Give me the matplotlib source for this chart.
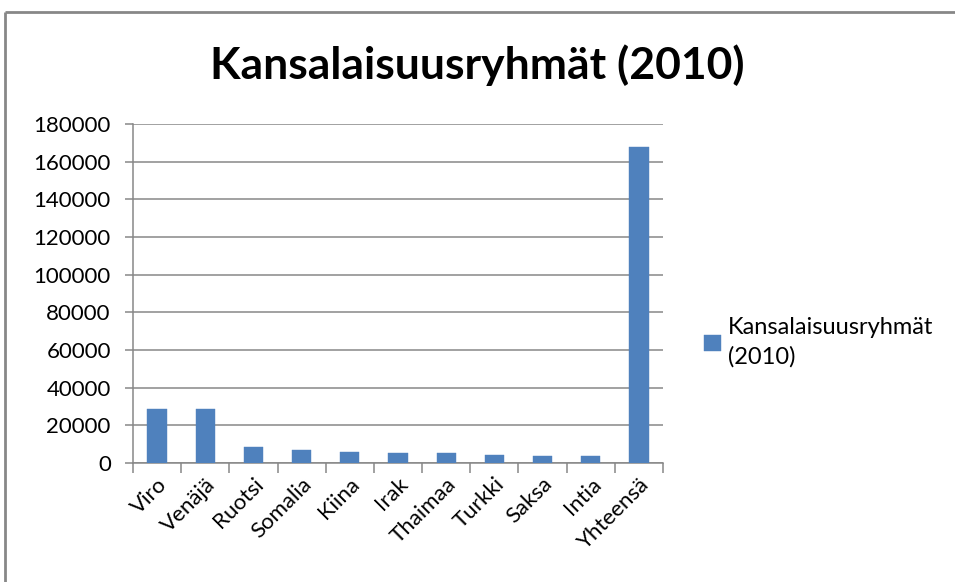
import matplotlib.pyplot as plt
from matplotlib.lines import Line2D
import numpy as np

plt.rcParams['font.family'] = ['Lato', 'DejaVu Sans']

# data
sCategories = ['Viro', 'Venäjä', 'Ruotsi', 'Somalia', 'Kiina', 'Irak',
               'Thaimaa', 'Turkki', 'Saksa', 'Intia', 'Yhteensä']
viValues = [28600, 28600, 8300, 7100, 5900, 5200, 5100, 4300, 3600, 3500, 167800]
viYTicks = list(range(0, 180001, 20000))
sTitle = 'Kansalaisuusryhmät (2010)'
sSeries = 'Kansalaisuusryhmät\n(2010)'

fig = plt.figure(figsize=(9.55, 5.82), dpi=100)
ax = fig.add_axes([133/955, 1 - 463/582, (663-133)/955, (463-124)/582])

# outer chart frame (only top and left edges are inside the picture)
dFrameX = 5/955
dFrameY = 1 - 12/582
fig.add_artist(Line2D([dFrameX, 1.02], [dFrameY, dFrameY], color='#878787',
                      linewidth=2, solid_capstyle='butt'))
fig.add_artist(Line2D([dFrameX, dFrameX], [-0.02, dFrameY], color='#878787',
                      linewidth=2, solid_capstyle='butt'))

x = np.arange(len(sCategories))
ax.bar(x, viValues, width=0.4, color='#4F81BD', edgecolor='#4F81BD',
       linewidth=0.3, label=sSeries, zorder=3)

ax.set_xlim(-0.5, len(sCategories) - 0.5)
ax.set_ylim(0, 180000)
ax.set_yticks(viYTicks)
ax.set_yticklabels([str(v) for v in viYTicks], fontsize=16)
ax.yaxis.grid(True, color='#878787', linewidth=1.1, zorder=0)

# category ticks sit at the boundaries, labels at the centres
ax.set_xticks(np.arange(len(sCategories) + 1) - 0.5)
ax.set_xticklabels([])
ax.set_xticks(x, minor=True)
ax.set_xticklabels(sCategories, minor=True, rotation=45, ha='right',
                   rotation_mode='anchor', fontsize=16)
ax.tick_params(axis='x', which='major', length=7, color='#878787', width=1.1)
ax.tick_params(axis='x', which='minor', length=0, pad=8)
ax.tick_params(axis='y', length=6, color='#878787', width=1.1, pad=10)

for side in ['top', 'right']:
    ax.spines[side].set_visible(False)
for side in ['left', 'bottom']:
    ax.spines[side].set_color('#878787')
    ax.spines[side].set_linewidth(1.1)

fig.text(0.5, 1 - 65/582, sTitle, ha='center', va='center',
         fontsize=32, fontweight='bold')

fig.legend(loc='upper left', bbox_to_anchor=(695/955, 1 - 308/582),
           frameon=False, fontsize=17, handlelength=0.7, handleheight=0.7,
           handletextpad=0.3, borderaxespad=0, labelspacing=0.5)
plt.setp(fig.legends[0].get_texts(), linespacing=1.45)

fig.savefig('out.png', dpi=100)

━━━━━━━━━━━━━━━━━━━━━━━━━━━━━━

**Aim of the task**
Pick out the lines that contain "chart" and copy them.

**Final answer**
Give me the matplotlib source for this chart.
# outer chart frame (only top and left edges are inside the picture)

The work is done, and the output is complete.